Given the structure of this transaction, which includes AT&T stock consideration as part of the deal, AT&T expects to continue to maintain a strong balance sheet following the transaction close and is committed to maintaining strong investment-grade credit metrics.
By the end of the first year after close, AT&T expects net debt to adjusted EBITDA to be in the 2.5x range.
Additionally, AT&T expects the deal to improve its dividend coverage and enhance its revenue and earnings growth profile.
Time Warner provides AT&T with significant diversification benefits:
Diversified revenue mix — Time Warner will represent about 15% of the combined company’s revenues, offering diversification from content and from outside the United States, including Latin America, where Time Warner owns a majority stake in HBO Latin America, an OTT service available in 24 countries, and AT&T is the leading pay TV distributor. Lower capital intensity — Time Warner’s business requires little in capital expenditures, which helps balance the higher capital intensity of AT&T’s existing business.
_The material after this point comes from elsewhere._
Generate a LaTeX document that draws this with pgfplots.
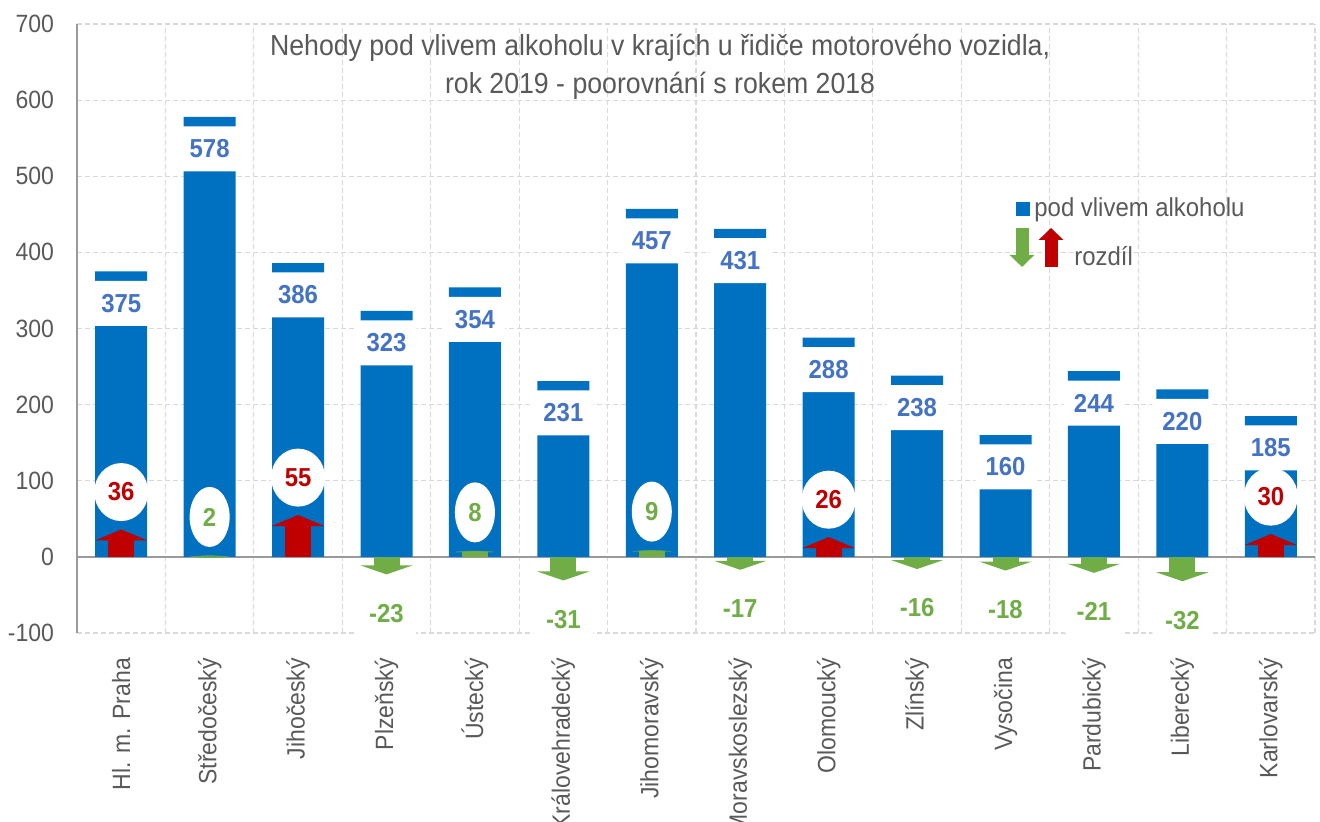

Regulation — Time Warner’s business is lightly regulated compared to much of AT&T’s existing operations.
The merger is subject to approval by Time Warner Inc. shareholders and review by the U.S. Department of Justice. AT&T and Time Warner are currently determining which FCC licenses, if any, will be transferred to AT&T in connection with the transaction. To the extent that one or more licenses are to be transferred, those transfers are subject to FCC review. The transaction is expected to close before year-end 2017.
On Monday, October 24, at 8:30 am ET, AT&T and Time Warner will host a webcast presentation to discuss the transaction and AT&T’s 3Q earnings. Links to the webcast and accompanying documents will be available on both AT&T’s and Time Warner’s Investor Relations websites. AT&T has cancelled its previously scheduled call to discuss earnings, which had been set for Tuesday, October 25.